_Task requirements_: Copy all lines in which the word "this" can be found.
_ _ _ _ _ _ _
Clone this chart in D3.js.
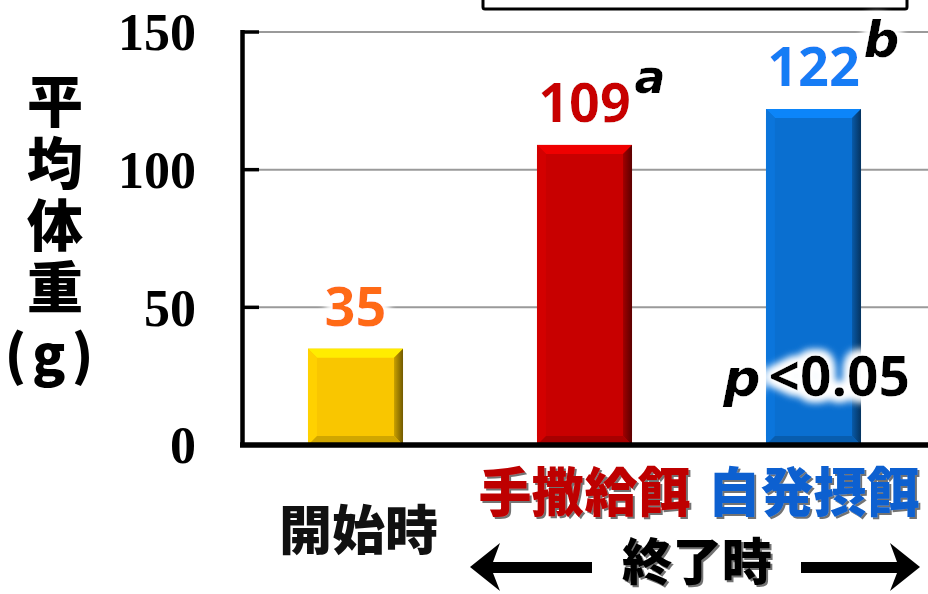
<!DOCTYPE html>
<html>
<head>
<meta charset="utf-8">
<script src="https://cdn.jsdelivr.net/npm/d3@7"></script>
<style>
  html, body { margin: 0; padding: 0; background: #fff; }
  svg { display: block; }
</style>
</head>
<body>
<svg id="chart" width="928" height="594"></svg>
<script>
// Mean body weight at start and at end of rearing, by feeding method
const categories = ["開始時", "手撒給餌", "自発摂餌"];
const values = [35, 109, 122];
const marks = ["", "a", "b"];
const yTicks = [0, 50, 100, 150];
const barColors = ["#F9C600", "#C80000", "#0A6FD0"];
const valueColors = ["#FF6A12", "#C80000", "#157BF5"];
const catColors = ["#111111", "#BE0000", "#1060D0"];

const svg = d3.select("#chart");
const defs = svg.append("defs");

// white halo behind text
const glow = defs.append("filter").attr("id", "glow")
  .attr("x", "-20%").attr("y", "-30%").attr("width", "140%").attr("height", "160%");
glow.append("feMorphology").attr("in", "SourceAlpha").attr("operator", "dilate").attr("radius", 4).attr("result", "d");
glow.append("feGaussianBlur").attr("in", "d").attr("stdDeviation", 4).attr("result", "b");
glow.append("feFlood").attr("flood-color", "#fff").attr("result", "w");
glow.append("feComposite").attr("in", "w").attr("in2", "b").attr("operator", "in").attr("result", "halo");
const gm = glow.append("feMerge");
gm.append("feMergeNode").attr("in", "halo");
gm.append("feMergeNode").attr("in", "halo");
gm.append("feMergeNode").attr("in", "SourceGraphic");

// embossed category text
const emb = defs.append("filter").attr("id", "emboss")
  .attr("x", "-10%").attr("y", "-10%").attr("width", "120%").attr("height", "130%");
emb.append("feOffset").attr("in", "SourceAlpha").attr("dx", 1.5).attr("dy", 1.5).attr("result", "o");
emb.append("feFlood").attr("flood-color", "#000").attr("flood-opacity", 0.55).attr("result", "c");
emb.append("feComposite").attr("in", "c").attr("in2", "o").attr("operator", "in").attr("result", "sh");
const em = emb.append("feMerge");
em.append("feMergeNode").attr("in", "sh");
em.append("feMergeNode").attr("in", "SourceGraphic");

const x = d3.scaleBand().domain(categories).range([241, 928]).paddingInner(0.585).paddingOuter(0.2925);
const y = d3.scaleLinear().domain([0, 150]).range([445, 32]);

// legend frame cut off at top
svg.append("rect").attr("x", 483).attr("y", -30).attr("width", 424).attr("height", 39)
  .attr("fill", "#fff").attr("stroke", "#000").attr("stroke-width", 3).attr("rx", 2);

// gridlines
svg.append("g").selectAll("line").data(yTicks.filter(d => d > 0)).join("line")
  .attr("x1", 243).attr("x2", 928)
  .attr("y1", d => y(d)).attr("y2", d => y(d))
  .attr("stroke", "#9a9a9a").attr("stroke-width", 2);

// bevelled bars
const bev = 9;
const bars = svg.append("g");
values.forEach((v, i) => {
  const c = d3.color(barColors[i]);
  const x0 = x(categories[i]), w = x.bandwidth();
  const y0 = y(v), y1 = y(0);
  const g = bars.append("g");
  g.append("rect").attr("x", x0).attr("y", y0).attr("width", w).attr("height", y1 - y0).attr("fill", c);
  const gid = "rg" + i;
  const lg = defs.append("linearGradient").attr("id", gid).attr("x1", 0).attr("x2", 1).attr("y1", 0).attr("y2", 0);
  lg.append("stop").attr("offset", 0).attr("stop-color", c.darker(0.6));
  lg.append("stop").attr("offset", 1).attr("stop-color", c.darker(2.2));
  // top face
  g.append("path").attr("d", `M${x0},${y0}L${x0 + w},${y0}L${x0 + w - bev},${y0 + bev}L${x0 + bev},${y0 + bev}Z`)
    .attr("fill", c.brighter(0.5));
  // left face
  g.append("path").attr("d", `M${x0},${y0}L${x0 + bev},${y0 + bev}L${x0 + bev},${y1 - bev}L${x0},${y1}Z`)
    .attr("fill", c.brighter(0.15));
  // right face
  g.append("path").attr("d", `M${x0 + w},${y0}L${x0 + w},${y1}L${x0 + w - bev},${y1 - bev}L${x0 + w - bev},${y0 + bev}Z`)
    .attr("fill", `url(#${gid})`);
  // bottom face
  g.append("path").attr("d", `M${x0},${y1}L${x0 + bev},${y1 - bev}L${x0 + w - bev},${y1 - bev}L${x0 + w},${y1}Z`)
    .attr("fill", c.darker(0.5));
});

// value labels with significance letters
const lab = svg.append("g").attr("filter", "url(#glow)");
values.forEach((v, i) => {
  const cx = x(categories[i]) + x.bandwidth() / 2;
  lab.append("text").attr("x", cx).attr("y", y(v) - 23)
    .attr("text-anchor", "middle")
    .attr("font-family", "'Open Sans', sans-serif").attr("font-weight", 700).attr("font-size", 54)
    .attr("fill", valueColors[i]).text(v);
  if (marks[i]) {
    lab.append("text").attr("x", cx + 50).attr("y", y(v) - 52)
      .attr("font-family", "'DejaVu Sans', sans-serif").attr("font-weight", 700).attr("font-style", "italic")
      .attr("font-size", marks[i] === "b" ? 50 : 46).attr("fill", "#000").text(marks[i]);
  }
});

// axis
const axis = svg.append("g");
axis.append("line").attr("x1", 242.5).attr("x2", 242.5).attr("y1", y(150) - 2).attr("y2", y(0) + 2)
  .attr("stroke", "#000").attr("stroke-width", 4.5);
axis.selectAll(".tk").data(yTicks.filter(d => d > 0)).join("line")
  .attr("x1", 242).attr("x2", 259).attr("y1", d => y(d)).attr("y2", d => y(d))
  .attr("stroke", "#000").attr("stroke-width", 3.5);
axis.append("line").attr("x1", 240).attr("x2", 928).attr("y1", y(0)).attr("y2", y(0))
  .attr("stroke", "#000").attr("stroke-width", 5.5);
axis.selectAll(".tl").data(yTicks).join("text")
  .attr("x", 196).attr("y", d => y(d)).attr("dy", "0.35em")
  .attr("text-anchor", "end")
  .attr("font-family", "'Liberation Serif', serif").attr("font-weight", 700).attr("font-size", 52)
  .attr("fill", "#000").text(d => d);

// y-axis title, written vertically
svg.append("text").attr("x", 55).attr("y", 73)
  .attr("writing-mode", "vertical-rl")
  .attr("letter-spacing", 6)
  .attr("font-family", "'Noto Sans CJK JP', sans-serif").attr("font-weight", 900).attr("font-size", 56)
  .attr("fill", "#000").text("平均体重");
svg.append("text").attr("x", 52).attr("y", 356).attr("dy", "0.36em").attr("text-anchor", "middle")
  .attr("letter-spacing", 6)
  .attr("font-family", "'Noto Sans CJK JP', sans-serif").attr("font-weight", 900).attr("font-size", 54)
  .attr("fill", "#000").text("(g)");

// category labels
categories.forEach((c, i) => {
  const cx = x(c) + x.bandwidth() / 2;
  svg.append("text").attr("x", cx + (i === 0 ? 3 : 0)).attr("y", i === 0 ? 531 : 493).attr("dy", "0.36em")
    .attr("text-anchor", "middle")
    .attr("font-family", "'Noto Sans CJK JP', sans-serif").attr("font-weight", 900).attr("font-size", 53)
    .attr("fill", catColors[i])
    .attr("filter", i === 0 ? null : "url(#emboss)")
    .text(c);
});

// end-of-period bracket: arrows and label
const ay = 567;
svg.append("text").attr("x", 697).attr("y", 562).attr("dy", "0.36em").attr("text-anchor", "middle")
  .attr("font-family", "'Noto Sans CJK JP', sans-serif").attr("font-weight", 900).attr("font-size", 50)
  .attr("fill", "#000").attr("filter", "url(#emboss)").text("終了時");
const arrowG = svg.append("g").attr("fill", "#000").attr("stroke", "none");
arrowG.append("path").attr("d",
  `M470,${ay}L500,${ay - 24}L493,${ay - 5}L592,${ay - 5}L592,${ay + 6}L493,${ay + 6}L500,${ay + 24}Z`);
arrowG.append("path").attr("d",
  `M920,${ay}L890,${ay - 24}L897,${ay - 5}L801,${ay - 5}L801,${ay + 6}L897,${ay + 6}L890,${ay + 24}Z`);

// significance note
const pt = svg.append("text").attr("x", 910).attr("y", 376).attr("dy", "0.36em").attr("text-anchor", "end")
  .attr("font-family", "'Open Sans', sans-serif").attr("font-weight", 700).attr("font-size", 55)
  .attr("fill", "#000").attr("filter", "url(#glow)");
pt.append("tspan").attr("font-family", "'DejaVu Sans', sans-serif").attr("font-style", "italic").attr("font-size", 52).text("p");
pt.append("tspan").attr("dx", 8).text("<0.05");
</script>
</body>
</html>
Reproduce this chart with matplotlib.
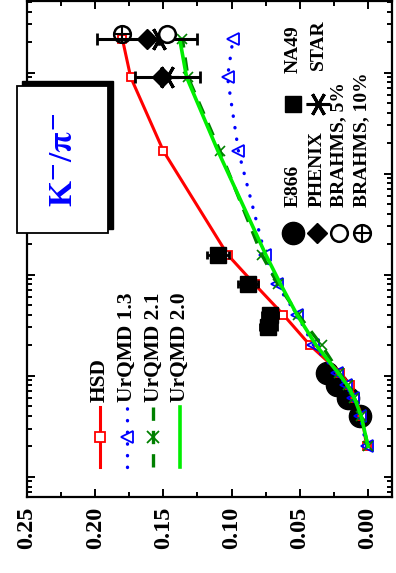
import numpy as np
import matplotlib
matplotlib.use("Agg")
import matplotlib.pyplot as plt
from matplotlib.patches import Rectangle
from matplotlib.ticker import MultipleLocator, LogLocator, NullFormatter

plt.rcParams['font.family'] = ['Liberation Serif', 'DejaVu Serif']
plt.rcParams['font.weight'] = 'bold'
plt.rcParams['mathtext.fontset'] = 'stix'

# beam energy E_lab [A GeV] of the model calculations
e_model = [2, 4, 6, 8, 10.7, 20, 40, 80, 158, 1672, 9000, 21300]
hsd = [0.001, 0.0045, 0.0095, 0.013, 0.0205, 0.0425, 0.062, 0.083, 0.103, 0.150, 0.174, 0.180]
urqmd13 = [0.001, 0.006, 0.011, 0.016, 0.023, 0.040, 0.052, 0.067, 0.0755, 0.095, 0.103, 0.099]
urqmd21 = [0.0, 0.005, 0.010, 0.015, 0.021, 0.034, 0.051, 0.066, 0.078, 0.1085, 0.132, 0.136]
urqmd20 = [0.0, 0.005, 0.010, 0.015, 0.022, 0.038, 0.052, 0.064, 0.075, 0.110, 0.133, 0.138]

# experimental points
e866_e = [4, 6, 8, 10.7]
e866_r = [0.0059, 0.0147, 0.023, 0.030]
na49_e = [30, 40, 80, 158]
na49_r = [0.073, 0.072, 0.088, 0.110]
na49_err = [0.006, 0.006, 0.007, 0.008]
phenix_e = [9000, 21300]
phenix_r = [0.151, 0.162]
phenix_err = [0.0, 0.037]
star_e = [9000, 21300]
star_r = [0.147, 0.153]
star_err = [0.024, 0.0]
brahms5_e = [24000]
brahms5_r = [0.147]
brahms10_e = [24000]
brahms10_r = [0.180]

W, H = 396, 573
fig = plt.figure(figsize=(W / 100, H / 100), dpi=100)
x0, x1, ytop, ybot = 27, 392, 1, 497
ax = fig.add_axes([x0 / W, (H - ybot) / H, (x1 - x0) / W, (ybot - ytop) / H])

def ax_xy(px, py):
    return (px - x0) / (x1 - x0), (ybot - py) / (ybot - ytop)

RED = '#ff0000'
BLUE = '#0000ff'
DGREEN = '#008000'
LGREEN = '#00ee00'

# E866
ax.plot(e866_r, e866_e, 'o', color='black', ms=16, zorder=2, ls='none')

# models
ax.plot(hsd, e_model, '-s', color=RED, lw=2.2, ms=6, mfc='white', mec=RED, mew=1.3, zorder=3)
ax.plot(urqmd13, e_model, color=BLUE, lw=2.4, ls=(0, (0.1, 3.4)), dash_capstyle='round', zorder=3)
ax.plot(urqmd13, e_model, '<', color=BLUE, ms=8, mfc='none', mec=BLUE, mew=1.3, zorder=3, ls='none')
ax.plot(urqmd21, e_model, color=DGREEN, lw=2.4, ls=(0, (4, 3)), marker='x', ms=7, mew=1.2, zorder=3)
ax.plot(urqmd20, e_model, '-', color=LGREEN, lw=2.6, zorder=4)

# data on top
ax.errorbar(na49_r, na49_e, xerr=na49_err, fmt='s', color='black', ms=11, elinewidth=2,
            capsize=3, capthick=2, zorder=5)
ax.errorbar(phenix_r, phenix_e, xerr=phenix_err, fmt='D', color='black', ms=10, elinewidth=2.2,
            capsize=4, capthick=2, zorder=5)
ax.errorbar(star_r, star_e, xerr=star_err, fmt='none', ecolor='black', elinewidth=2.2,
            capsize=4, capthick=2, zorder=5)
ax.plot(star_r, star_e, marker=(6, 2, 90), color='black', ms=17, mew=2.2, ls='none', zorder=6)
ax.plot(brahms5_r, brahms5_e, 'o', mfc='white', mec='black', ms=12, mew=1.8, ls='none', zorder=6)
ax.plot(brahms10_r, brahms10_e, 'o', mfc='none', mec='black', ms=12, mew=1.8, ls='none', zorder=6)
ax.plot(brahms10_r, brahms10_e, '+', color='black', ms=12, mew=1.5, ls='none', zorder=6)

ax.set_yscale('log')
ax.set_xlim(0.25, -0.0176)
ax.set_ylim(0.63, 51000)
ax.xaxis.set_major_locator(MultipleLocator(0.05))
ax.xaxis.set_minor_locator(MultipleLocator(0.025))
ax.yaxis.set_major_locator(LogLocator(base=10, numticks=10))
ax.yaxis.set_minor_locator(LogLocator(base=10, subs=np.arange(2, 10), numticks=10))
ax.yaxis.set_major_formatter(NullFormatter())
ax.yaxis.set_minor_formatter(NullFormatter())
ax.tick_params(which='both', direction='in', top=True, right=True, width=1.4)
ax.tick_params(which='major', length=6)
ax.tick_params(which='minor', length=3.5)
ax.set_xticks([0.25, 0.20, 0.15, 0.10, 0.05, 0.00])
ax.set_xticklabels(['0.25', '0.20', '0.15', '0.10', '0.05', '0.00'], rotation=90,
                   fontsize=17.5, fontweight='bold')
ax.tick_params(axis='x', pad=7)
for s in ax.spines.values():
    s.set_linewidth(1.6)

# model legend (vertical handles, rotated text)
leg = [('HSD', dict(color=RED, lw=2.2, marker='s', ms=7, mfc='white', mec=RED, mew=1.3)),
       ('UrQMD 1.3', dict(color=BLUE, lw=2.4, ls=(0, (0.1, 3.4)), dash_capstyle='round',
                          marker='<', ms=9, mfc='none', mec=BLUE, mew=1.3)),
       ('UrQMD 2.1', dict(color=DGREEN, lw=2.4, ls=(0, (4, 3)), marker='x', ms=9, mew=1.3)),
       ('UrQMD 2.0', dict(color=LGREEN, lw=2.6))]
for i, (label, style) in enumerate(leg):
    px = 100 + i * 26.7
    xa, ya1 = ax_xy(px, 467)
    _, ya2 = ax_xy(px, 407)
    _, ym = ax_xy(px, 437)
    ax.plot([xa, xa, xa], [ya1, ym, ya2], transform=ax.transAxes, markevery=[1],
            clip_on=False, zorder=7, **style)
    _, yt = ax_xy(px, 402)
    ax.text(xa, yt, label, transform=ax.transAxes, rotation=90, rotation_mode='anchor',
            ha='left', va='center', fontsize=15.5, fontweight='bold')

# experiment legend
exp_leg = [('E866', 293, 233, 207, dict(marker='o', color='black', ms=16)),
           ('PHENIX', 317, 233, 207, dict(marker='D', color='black', ms=10)),
           ('BRAHMS, 5%', 339, 233, 207, dict(marker='o', mfc='white', mec='black', ms=12, mew=1.8)),
           ('BRAHMS, 10%', 362, 233, 207, dict(marker='o', mfc='none', mec='black', ms=12, mew=1.8)),
           ('NA49', 293, 104, 73, dict(marker='s', color='black', ms=12)),
           ('STAR', 318, 104, 70, dict(marker=(6, 2, 90), color='black', ms=17, mew=2.2))]
for label, px, pym, pyt, style in exp_leg:
    xa, ya = ax_xy(px, pym)
    ax.plot([xa], [ya], transform=ax.transAxes, ls='none', clip_on=False, zorder=7, **style)
    if label == 'BRAHMS, 10%':
        ax.plot([xa], [ya], '+', color='black', ms=12, mew=1.5, transform=ax.transAxes, zorder=7)
    _, yt = ax_xy(px, pyt)
    ax.text(xa, yt, label, transform=ax.transAxes, rotation=90, rotation_mode='anchor',
            ha='left', va='center', fontsize=14, fontweight='bold')

# K-/pi- label box with shadow
fig.add_artist(Rectangle((21.5 / W, (H - 229) / H), 91 / W, 148 / H, transform=fig.transFigure,
                         facecolor='black', edgecolor='black', zorder=8))
fig.add_artist(Rectangle((17 / W, (H - 233) / H), 91 / W, 147 / H, transform=fig.transFigure,
                         facecolor='white', edgecolor='black', lw=1.3, zorder=9))
fig.text(63 / W, (H - 160) / H, r'K$^{\mathbf{-}}$/$\mathbf{\pi}^{\mathbf{-}}$', rotation=90,
         ha='center', va='center', color=BLUE, fontsize=24, fontweight='bold', zorder=10)

fig.savefig('out.png', dpi=100)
_ _ _ _ _ _ _
_Worked answer_:
Clone this chart in D3.js.
Reproduce this chart with matplotlib.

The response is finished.